Not yet! - CC waiting on Olivier Shield title to celebrate
Yesterday, 2019 daCosta Cup champion Clarendon College kept their celebrations at the school grounds in Chapelton under wraps and was far less elaborate than the reception they had for last year's winning team.
However, the man tasked with setting the tone for the celebrations, manager Richard Palmer said the purpose of keeping celebrations low key is to ensure that the players remain focus ahead of the Olivier Shield final against Jamaica College at the National Stadium on Saturday.
Palmer said the aim is to win the Olivier Shield trophy, the symbol of schoolboy football supremacy, and prove they have the best schoolboy football team in the island for 2019.
But to do that, he thinks it's important not to celebrate and keep their focus until they have completed the job this season.

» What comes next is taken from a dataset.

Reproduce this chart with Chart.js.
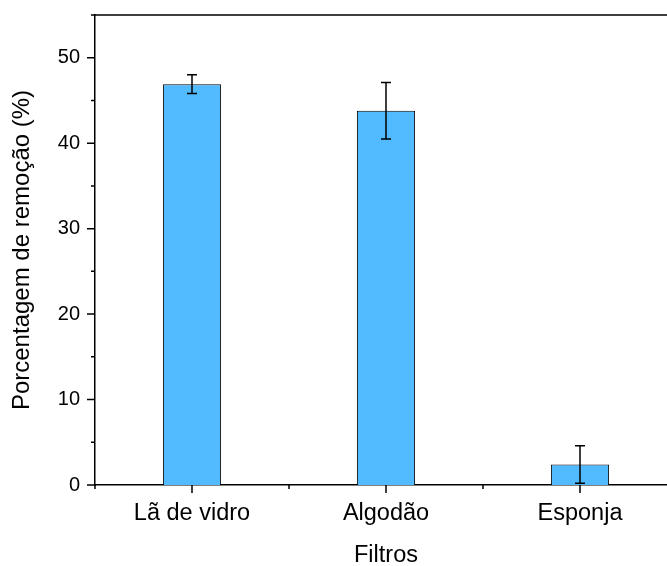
<!DOCTYPE html>
<html>
<head>
<meta charset="utf-8">
<script src="https://cdn.jsdelivr.net/npm/chart.js@4"></script>
<style>
  html, body { margin: 0; padding: 0; background: #fff; }
  #wrap { width: 667px; height: 566px; overflow: hidden; position: relative; }
  canvas { display: block; }
</style>
</head>
<body>
<div id="wrap"><canvas id="chart" width="690" height="566"></canvas></div>
<script>
const categories = ['Lã de vidro', 'Algodão', 'Esponja'];
const removal = [46.9, 43.8, 2.4];
const removalErr = [1.1, 3.3, 2.2];
const yTicks = [0, 10, 20, 30, 40, 50];

const FONT = "'Liberation Sans', Arial, sans-serif";

// draws the outward major/minor ticks, the top frame line and the error bars
const framePlugin = {
    id: 'frame',
    afterDatasetsDraw(chart) {
        const ctx = chart.ctx;
        const y = chart.scales.y;
        const meta = chart.getDatasetMeta(0);
        ctx.save();
        ctx.strokeStyle = '#000';
        ctx.lineWidth = 1.5;
        meta.data.forEach(function(bar, i) {
            const x = bar.x;
            const top = y.getPixelForValue(removal[i] + removalErr[i]);
            const bot = y.getPixelForValue(Math.max(0, removal[i] - removalErr[i]));
            ctx.beginPath();
            ctx.moveTo(x, top); ctx.lineTo(x, bot);
            ctx.moveTo(x - 5, top); ctx.lineTo(x + 5, top);
            if (removal[i] - removalErr[i] > 0) {
                ctx.moveTo(x - 5, bot); ctx.lineTo(x + 5, bot);
            }
            ctx.stroke();
        });
        ctx.restore();
    },
    afterDraw(chart) {
        const ctx = chart.ctx;
        const area = chart.chartArea;
        const y = chart.scales.y;
        const x = chart.scales.x;
        ctx.save();
        ctx.strokeStyle = '#000';
        ctx.lineWidth = 1.5;
        ctx.beginPath();
        // top frame
        ctx.moveTo(area.left - 0.75, area.top);
        ctx.lineTo(area.right, area.top);
        // y ticks, major every 10, minor every 5
        for (let v = 0; v <= 55; v += 5) {
            const py = y.getPixelForValue(v);
            const len = (v % 10 === 0) ? 8 : 4;
            ctx.moveTo(area.left - len, py);
            ctx.lineTo(area.left, py);
        }
        // x ticks: major at categories, minor at boundaries
        categories.forEach(function(c, i) {
            const px = x.getPixelForValue(i);
            ctx.moveTo(px, area.bottom);
            ctx.lineTo(px, area.bottom + 8);
        });
        for (let i = 0; i <= categories.length; i++) {
            const px = x.getPixelForValue(i - 0.5);
            ctx.moveTo(px, area.bottom);
            ctx.lineTo(px, area.bottom + 4);
        }
        ctx.stroke();
        ctx.restore();
    }
};

new Chart(document.getElementById('chart'), {
    type: 'bar',
    data: {
        labels: categories,
        datasets: [{
            data: removal,
            backgroundColor: '#52baff',
            borderColor: '#000',
            borderWidth: 1,
            barPercentage: 0.3,
            categoryPercentage: 1
        }]
    },
    options: {
        responsive: false,
        animation: false,
        devicePixelRatio: 1,
        layout: { padding: { top: 15, right: 13, left: 0, bottom: 0 } },
        plugins: {
            legend: { display: false },
            tooltip: { enabled: false }
        },
        scales: {
            x: {
                offset: true,
                grid: { display: false },
                border: { display: true, color: '#000', width: 1.5 },
                ticks: { color: '#000', padding: 6, font: { family: FONT, size: 23.5 }, maxRotation: 0 },
                title: { display: true, text: 'Filtros', color: '#000', font: { family: FONT, size: 23.5, lineHeight: 0.9 }, padding: { top: 0, bottom: 0 } },
                afterFit(scale) { scale.height = 81; }
            },
            y: {
                min: 0,
                max: 55,
                grid: { display: false },
                border: { display: true, color: '#000', width: 1.5 },
                afterBuildTicks(scale) { scale.ticks = yTicks.map(v => ({ value: v })); },
                ticks: { color: '#000', padding: 7, font: { family: FONT, size: 20 } },
                title: { display: true, text: 'Porcentagem de remoção (%)', color: '#000', font: { family: FONT, size: 24 }, padding: { top: 8, bottom: 0 } },
                afterFit(scale) {
                    scale.width = 95;
                    scale.paddingTop = 0;
                    scale.paddingBottom = 0;
                }
            }
        }
    },
    plugins: [framePlugin]
});
</script>
</body>
</html>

"It's an eerie feeling winning back-to-back titles. It's a momentous occasion as this is what we set out to achieve, so we aren't even surprised (winning daCosta Cup). But after the regular league, you have the Champions League, so this is the (our) Champions League. But why celebrate? and we have a bigger trophy to play for. The bigger occasion is down the road (Saturday)," he told STAR Sports.
"We definitely want to show the world we are the best team in Jamaica and that's the whole aim and ambition. We want to be kings of schoolboy football and to be kings of schoolboy football you have to maintain a certain focus to remain as king. So it is the reason we didn't do all these things. We don't celebrate before we are victorious, after the victory we will celebrate."
Celebrations at the school got under way at approximately 8 a.m., yesterday morning, however, student spent the majority of the morning dancing excitedly to music being played over the PA system inside the Stuart Hall (auditorium).
Last year the lengthy devotion that was used to honour and recognise the team, players, coaches and managers was short-lived and only lasted little more than 20 minutes.
five years drought broken
After the school reclaimed the daCosta Cup title last season after five years without the trophy, celebrations were a lot bigger and the devotion lasted more than an hour. A number of speakers from the team and school community delivered speeches to an excited student population, before going on a march through a number of adjoining communities before returning to the Chapelton main square for their final stop.
Although the school still went on to beat Kingston College for the Olivier Sheild title to become the first rural school to win the title outright since 1988, Palmer said the approach has changed this year and they decided to keep this focus until they have completed their final game of the season at the stadium on Saturday.
"The mindset is key and our mindset is why we now look (serious) like this. But that is the difference between a winner and a loser, the mindset. So we are keeping ours, we haven't won it yet, so we are keeping the focus to get the victory," he said.